Mountain Equipment Co-Op Half Marathon: REVIEW!

Last night I pinned my race number onto my shirt (BMO Vancouver Half Marathon tech shirt made by Saucony), put my watch on the charger, and picked out the gels I wanted for race day. I have a single gel left, so I will need to stock up again before another race pops up! Or rather, before I sign myself up for another one.

I practiced the art of “carb loading” all weekend long. Not necessarily with junky stuff, but the froyo and ice cream was a bad idea. The pasta above was a delicious idea, however.

And my usual pre-race breakfast! Whole wheat toast with natural peanut butter and banana. I ended up leaving a good chunk of it on my plate (still ate the bananas. What do you think I am, CRAZY!?) because I was feeling full. Either that or my nerves were getting to me. Regardless, this combination does the trick every time!
Side note: There were no porta-potties at the race, so I went in this outhouse style toilet thing in the parking lot before the shuttle bus came and drove us to the start. I have never been in a shuttle at a race before, so that was pretty cool!
Below: Top picture is me in the shuttle, crappin’ my pants because it’s almost time to run. I am only kidding. Please don’t take me (too) seriously.

One thing I need to get a handle on is going out too fast.

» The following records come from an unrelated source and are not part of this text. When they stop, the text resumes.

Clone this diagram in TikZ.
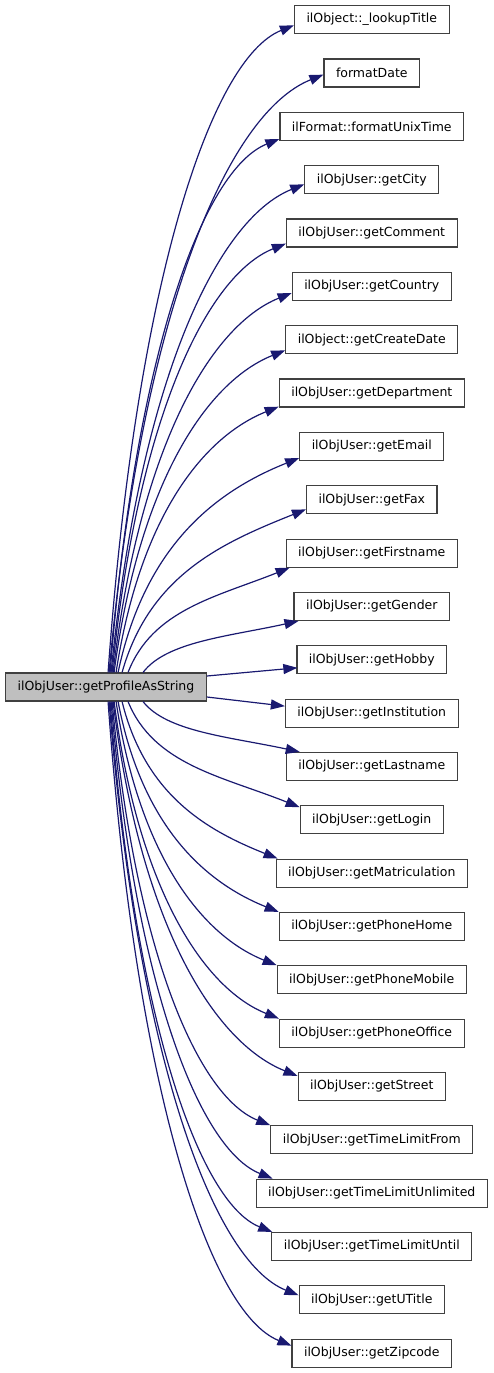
\documentclass[tikz,border=0pt]{standalone}
\usepackage{fontspec}
\setmainfont{DejaVu Sans}
\usetikzlibrary{calc,arrows.meta}
\definecolor{edgeblue}{HTML}{191970}
\definecolor{boxgray}{HTML}{BFBFBF}
\definecolor{bord}{HTML}{404040}
\begin{document}
\begin{tikzpicture}[x=1pt,y=-1pt,
  fn/.style={draw=bord, line width=1.2pt, fill=white, minimum height=28pt,
    inner xsep=12pt, inner ysep=0pt, font=\fontsize{12.5}{15}\selectfont, anchor=center},
  mainfn/.style={fn, fill=boxgray},
  edge/.style={draw=edgeblue, line width=1.2pt, -{Triangle[length=14pt,width=10pt]}}]
\useasboundingbox (0,0) rectangle (493,1373);
\node[mainfn] (m) at (106,687) {ilObjUser::getProfileAsString};
\foreach \k/\t in {0/ilObject::\_lookupTitle, 1/formatDate, 2/ilFormat::formatUnixTime,
  3/ilObjUser::getCity, 4/ilObjUser::getComment, 5/ilObjUser::getCountry,
  6/ilObject::getCreateDate, 7/ilObjUser::getDepartment, 8/ilObjUser::getEmail,
  9/ilObjUser::getFax, 10/ilObjUser::getFirstname, 11/ilObjUser::getGender,
  12/ilObjUser::getHobby, 13/ilObjUser::getInstitution, 14/ilObjUser::getLastname,
  15/ilObjUser::getLogin, 16/ilObjUser::getMatriculation, 17/ilObjUser::getPhoneHome,
  18/ilObjUser::getPhoneMobile, 19/ilObjUser::getPhoneOffice, 20/ilObjUser::getStreet,
  21/ilObjUser::getTimeLimitFrom, 22/ilObjUser::getTimeLimitUnlimited,
  23/ilObjUser::getTimeLimitUntil, 24/ilObjUser::getUTitle, 25/ilObjUser::getZipcode}
  \node[fn] (n\k) at (371.8,{19.7+53.34*\k}) {\t};
% edges to targets above
\foreach \k/\xs/\ex/\ey in {0/103/0/9, 1/104/0/13, 2/105/0/2, 3/106/0/10, 4/107/0/4,
  5/108/0/8, 6/109/0/4, 7/111/0/1, 8/113/0/3, 9/117/0/5, 10/123/4/0, 11/138/5/0}
  \draw[edge] let \p1=($(m.north west)+(\xs,0)$), \p2=($(n\k.south west)+(\ex,-\ey)$) in
    (\p1) .. controls ({\x1+0.15*(\x2-\x1)},{\y1+0.6*(\y2-\y1)})
    and ({\x2-0.45*(\x2-\x1)},{\y2-min(0.18*(\x2-\x1),0.3*(\y2-\y1))}) .. (\p2);
% edges to targets below
\foreach \k/\xs/\ex/\ey in {14/138/14/0, 15/123/0/2, 16/117/2/0, 17/113/0/0, 18/111/0/0,
  19/109/0/0, 20/108/0/4, 21/107/0/0, 22/106/17/0, 23/105/1/0, 24/104/0/10, 25/103/0/7}
  \draw[edge] let \p1=($(m.south west)+(\xs,0)$), \p2=($(n\k.north west)+(\ex,\ey)$) in
    (\p1) .. controls ({\x1+0.15*(\x2-\x1)},{\y1+0.6*(\y2-\y1)})
    and ({\x2-0.45*(\x2-\x1)},{\y2+min(0.18*(\x2-\x1),0.3*(\y1-\y2))}) .. (\p2);
% side edges
\draw[edge] ($(m.east)+(0,-11)$) -- ($(n12.west)+(1,8)$);
\draw[edge] ($(m.east)+(0,10)$) -- ($(n13.west)+(0,-7)$);
\end{tikzpicture}
\end{document}
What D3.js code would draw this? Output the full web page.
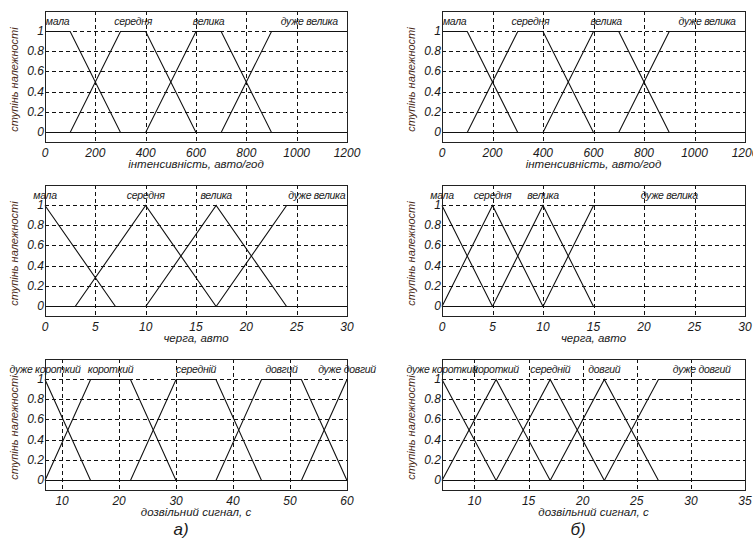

I hovered around 8:45-9:00 miles, and at one point around mile 4 I chatted with a guy from the Penninsula Runner’s (a local running group) about half marathons, pacing, etc. He drifted ahead of me, and at one point I looked down at my watch to see a 6:48 mile. In theory this was effing amazing. I don’t remember the last time I ran that fast, but in all honesty it wasn’t a good thing to see when you have NINE MILES TO GO. Smart, Holly, so smart. Anyway, that’s when the wheels kinda fell off for me, but I stuck to 8:45-8:55 miles up until mile 11. Then my legs were getting tired from my dumb pacing earlier on, so I fell behind.
BUT. Here is the big BUT.
The best thing about racing is that you can push your body. I pushed my body enough to go sub 7 miles, and I never do that during practice runs. During group runs, maybe, but how often do I do those? Yeah, never. The last group practice run was last year when I lived in Vancouver. Anyway, you can push yourself and see what you are capable of and where you could be. When I looked down at my watch despite having an OH SHIT moment in my head, in reality it’s almost like. OH YEAH! because I know that I can get there. This race was also fantastic in the sense that I felt good the whole time. Soreness here and there, but that’s only expected when you are running thirteen point one flippin’ miles!
I took gels at mile 6 and again at around mile 9, and I stopped at three water stations out of what felt like one thousand. It’s definitely nice when there are lots of aid stations! I will continue to practice this fueling strategy and maybe even throw in a third gel earlier on in the race. This way I will have a constant source of fuel and my glucose levels won’t drop too much. Additionally, I’d also like to make use of my fuel belt so I don’t have to stop at any water stations along the course. I saw several people with their fuel belts, so perhaps I will give mine another go! So convenient.
Pros:
– Smaller, local race
– Inexpensive entry fee ($15 for the 5k, 10k & half)
– GORGEOUS course along the Galloping Goose Trail, starting at Sooke Pot Holes Provincial Park
– Super friendly volunteers & employees of MEC along the way
– Free post-race massages from the students at West Coast College of Massage Therapy. Although I did not get one (there was over an hour wait time), I love this idea! Mainly because I’m cheap. I mean, frugal.
– Shuttle bus from parking lots to the start line
Cons:
– No medals. Hey, I’m a hardware chick. I like having something to show off. I understand that with smaller, lower cost races medals aren’t a huge priority, and that’s totally okay. Everyone loves some bling though, yo!
– No chip timing. HOWEVER they announced at the race that this will be changed in the upcoming events due to the larger turnout for half marathon participants. YAY!
I am 99% always a happy camper during a race, though. I don’t like to pick out things I dislike – nothing major ever stands out to me! – and I am always happy to just be out there running!

Overall:
I would definitely run this race again. I loved the scenery, the friendliness of everyone, and the overall vibe of the day. It wasn’t a huge competitive event, there weren’t tens of thousands of people, and it was very no fuss, no strict rules, etc. Participating in this race taught me more about what kind of runner I am (and can be!), and I was so happy to be out there on a beautiful course. Perfectly mind-clearing and FUN at the same time. Plus it sure beats some of those triple digit races out there (I’m talking the over $100 races if you aren’t quick enough to catch the early bird pricing).
Hope you all had a fantastic weekend!